TASK DESCRIPTION | Go through the entries below and print each one exactly, leaving out pictures.

RECORDS SUPPLIED |
※ ※ ※

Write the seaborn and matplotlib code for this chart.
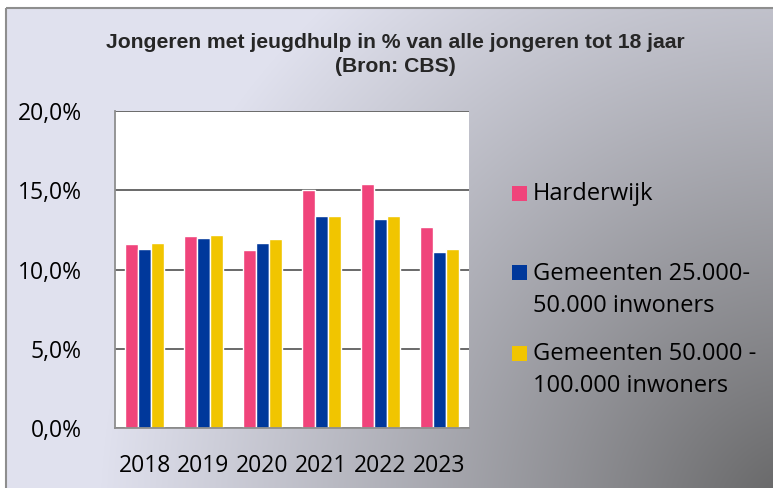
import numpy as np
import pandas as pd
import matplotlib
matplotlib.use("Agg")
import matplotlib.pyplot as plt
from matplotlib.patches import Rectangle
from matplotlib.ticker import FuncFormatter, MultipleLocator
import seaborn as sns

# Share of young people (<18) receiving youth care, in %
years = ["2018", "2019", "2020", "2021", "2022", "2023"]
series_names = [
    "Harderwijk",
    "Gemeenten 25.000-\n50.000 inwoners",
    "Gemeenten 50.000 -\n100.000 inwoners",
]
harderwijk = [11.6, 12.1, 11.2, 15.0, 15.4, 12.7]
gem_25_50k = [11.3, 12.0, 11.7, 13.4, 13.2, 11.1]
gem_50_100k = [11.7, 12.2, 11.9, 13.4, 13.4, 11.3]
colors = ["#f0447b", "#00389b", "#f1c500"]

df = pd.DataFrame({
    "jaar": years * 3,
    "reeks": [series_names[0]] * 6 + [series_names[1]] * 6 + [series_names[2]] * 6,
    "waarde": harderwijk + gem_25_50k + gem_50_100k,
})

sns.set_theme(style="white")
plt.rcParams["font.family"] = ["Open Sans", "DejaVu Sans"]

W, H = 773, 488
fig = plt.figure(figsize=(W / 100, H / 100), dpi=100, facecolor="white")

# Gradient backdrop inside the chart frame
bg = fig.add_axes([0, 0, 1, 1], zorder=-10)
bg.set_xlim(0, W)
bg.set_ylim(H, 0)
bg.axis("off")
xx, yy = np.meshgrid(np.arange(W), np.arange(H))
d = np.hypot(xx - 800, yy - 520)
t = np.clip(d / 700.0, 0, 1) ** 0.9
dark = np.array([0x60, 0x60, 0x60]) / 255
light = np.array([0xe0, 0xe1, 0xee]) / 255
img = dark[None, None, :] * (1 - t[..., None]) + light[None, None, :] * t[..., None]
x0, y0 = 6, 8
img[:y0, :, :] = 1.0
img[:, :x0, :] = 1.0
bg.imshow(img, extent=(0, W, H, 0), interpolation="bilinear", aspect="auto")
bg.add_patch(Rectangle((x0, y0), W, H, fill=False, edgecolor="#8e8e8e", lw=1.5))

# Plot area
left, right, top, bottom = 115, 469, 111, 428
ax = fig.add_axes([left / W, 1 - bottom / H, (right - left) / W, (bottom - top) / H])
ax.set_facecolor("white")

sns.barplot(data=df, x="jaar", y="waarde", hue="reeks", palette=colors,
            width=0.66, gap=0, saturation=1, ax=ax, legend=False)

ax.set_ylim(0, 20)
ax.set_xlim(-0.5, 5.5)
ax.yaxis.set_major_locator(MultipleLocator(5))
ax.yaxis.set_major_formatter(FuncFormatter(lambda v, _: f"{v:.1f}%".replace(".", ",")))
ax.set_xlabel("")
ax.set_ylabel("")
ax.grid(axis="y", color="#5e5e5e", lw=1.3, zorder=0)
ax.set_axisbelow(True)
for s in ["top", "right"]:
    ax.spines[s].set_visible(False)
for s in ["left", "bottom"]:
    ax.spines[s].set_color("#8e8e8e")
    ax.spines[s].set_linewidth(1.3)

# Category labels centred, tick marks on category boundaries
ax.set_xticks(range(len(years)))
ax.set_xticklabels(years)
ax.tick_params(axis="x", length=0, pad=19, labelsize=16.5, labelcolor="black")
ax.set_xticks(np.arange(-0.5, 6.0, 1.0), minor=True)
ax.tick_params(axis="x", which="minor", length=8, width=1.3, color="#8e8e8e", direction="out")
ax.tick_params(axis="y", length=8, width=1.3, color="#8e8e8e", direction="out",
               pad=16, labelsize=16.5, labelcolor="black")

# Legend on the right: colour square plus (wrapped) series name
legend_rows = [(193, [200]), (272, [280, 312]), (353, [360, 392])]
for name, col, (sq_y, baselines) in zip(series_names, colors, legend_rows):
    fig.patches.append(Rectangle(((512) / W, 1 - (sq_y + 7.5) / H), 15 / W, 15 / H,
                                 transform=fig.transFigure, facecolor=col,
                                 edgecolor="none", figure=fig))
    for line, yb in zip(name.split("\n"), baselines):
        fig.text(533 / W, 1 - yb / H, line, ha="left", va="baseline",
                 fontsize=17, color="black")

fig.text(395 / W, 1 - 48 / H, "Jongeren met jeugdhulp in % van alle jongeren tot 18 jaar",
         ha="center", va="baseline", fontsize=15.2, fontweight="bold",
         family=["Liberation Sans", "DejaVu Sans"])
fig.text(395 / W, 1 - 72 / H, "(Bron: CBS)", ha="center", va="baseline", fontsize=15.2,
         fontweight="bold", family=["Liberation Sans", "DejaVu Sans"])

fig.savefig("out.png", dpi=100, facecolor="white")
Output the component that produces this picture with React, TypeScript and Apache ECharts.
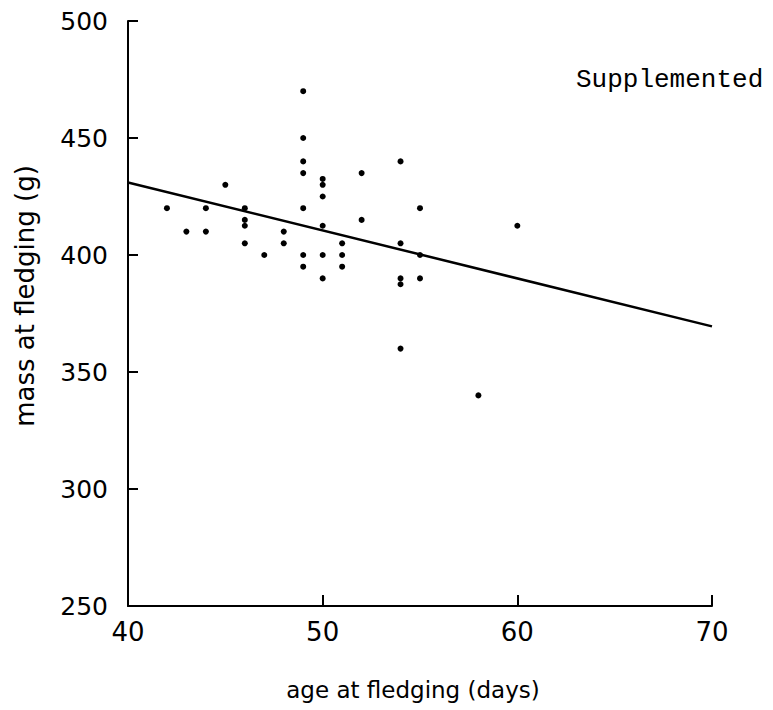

※ ※ ※

CORRECT ANSWER |
Write the seaborn and matplotlib code for this chart.
import numpy as np
import pandas as pd
import matplotlib
matplotlib.use("Agg")
import matplotlib.pyplot as plt
from matplotlib.patches import Rectangle
from matplotlib.ticker import FuncFormatter, MultipleLocator
import seaborn as sns

# Share of young people (<18) receiving youth care, in %
years = ["2018", "2019", "2020", "2021", "2022", "2023"]
series_names = [
    "Harderwijk",
    "Gemeenten 25.000-\n50.000 inwoners",
    "Gemeenten 50.000 -\n100.000 inwoners",
]
harderwijk = [11.6, 12.1, 11.2, 15.0, 15.4, 12.7]
gem_25_50k = [11.3, 12.0, 11.7, 13.4, 13.2, 11.1]
gem_50_100k = [11.7, 12.2, 11.9, 13.4, 13.4, 11.3]
colors = ["#f0447b", "#00389b", "#f1c500"]

df = pd.DataFrame({
    "jaar": years * 3,
    "reeks": [series_names[0]] * 6 + [series_names[1]] * 6 + [series_names[2]] * 6,
    "waarde": harderwijk + gem_25_50k + gem_50_100k,
})

sns.set_theme(style="white")
plt.rcParams["font.family"] = ["Open Sans", "DejaVu Sans"]

W, H = 773, 488
fig = plt.figure(figsize=(W / 100, H / 100), dpi=100, facecolor="white")

# Gradient backdrop inside the chart frame
bg = fig.add_axes([0, 0, 1, 1], zorder=-10)
bg.set_xlim(0, W)
bg.set_ylim(H, 0)
bg.axis("off")
xx, yy = np.meshgrid(np.arange(W), np.arange(H))
d = np.hypot(xx - 800, yy - 520)
t = np.clip(d / 700.0, 0, 1) ** 0.9
dark = np.array([0x60, 0x60, 0x60]) / 255
light = np.array([0xe0, 0xe1, 0xee]) / 255
img = dark[None, None, :] * (1 - t[..., None]) + light[None, None, :] * t[..., None]
x0, y0 = 6, 8
img[:y0, :, :] = 1.0
img[:, :x0, :] = 1.0
bg.imshow(img, extent=(0, W, H, 0), interpolation="bilinear", aspect="auto")
bg.add_patch(Rectangle((x0, y0), W, H, fill=False, edgecolor="#8e8e8e", lw=1.5))

# Plot area
left, right, top, bottom = 115, 469, 111, 428
ax = fig.add_axes([left / W, 1 - bottom / H, (right - left) / W, (bottom - top) / H])
ax.set_facecolor("white")

sns.barplot(data=df, x="jaar", y="waarde", hue="reeks", palette=colors,
            width=0.66, gap=0, saturation=1, ax=ax, legend=False)

ax.set_ylim(0, 20)
ax.set_xlim(-0.5, 5.5)
ax.yaxis.set_major_locator(MultipleLocator(5))
ax.yaxis.set_major_formatter(FuncFormatter(lambda v, _: f"{v:.1f}%".replace(".", ",")))
ax.set_xlabel("")
ax.set_ylabel("")
ax.grid(axis="y", color="#5e5e5e", lw=1.3, zorder=0)
ax.set_axisbelow(True)
for s in ["top", "right"]:
    ax.spines[s].set_visible(False)
for s in ["left", "bottom"]:
    ax.spines[s].set_color("#8e8e8e")
    ax.spines[s].set_linewidth(1.3)

# Category labels centred, tick marks on category boundaries
ax.set_xticks(range(len(years)))
ax.set_xticklabels(years)
ax.tick_params(axis="x", length=0, pad=19, labelsize=16.5, labelcolor="black")
ax.set_xticks(np.arange(-0.5, 6.0, 1.0), minor=True)
ax.tick_params(axis="x", which="minor", length=8, width=1.3, color="#8e8e8e", direction="out")
ax.tick_params(axis="y", length=8, width=1.3, color="#8e8e8e", direction="out",
               pad=16, labelsize=16.5, labelcolor="black")

# Legend on the right: colour square plus (wrapped) series name
legend_rows = [(193, [200]), (272, [280, 312]), (353, [360, 392])]
for name, col, (sq_y, baselines) in zip(series_names, colors, legend_rows):
    fig.patches.append(Rectangle(((512) / W, 1 - (sq_y + 7.5) / H), 15 / W, 15 / H,
                                 transform=fig.transFigure, facecolor=col,
                                 edgecolor="none", figure=fig))
    for line, yb in zip(name.split("\n"), baselines):
        fig.text(533 / W, 1 - yb / H, line, ha="left", va="baseline",
                 fontsize=17, color="black")

fig.text(395 / W, 1 - 48 / H, "Jongeren met jeugdhulp in % van alle jongeren tot 18 jaar",
         ha="center", va="baseline", fontsize=15.2, fontweight="bold",
         family=["Liberation Sans", "DejaVu Sans"])
fig.text(395 / W, 1 - 72 / H, "(Bron: CBS)", ha="center", va="baseline", fontsize=15.2,
         fontweight="bold", family=["Liberation Sans", "DejaVu Sans"])

fig.savefig("out.png", dpi=100, facecolor="white")
Output the component that produces this picture with React, TypeScript and Apache ECharts.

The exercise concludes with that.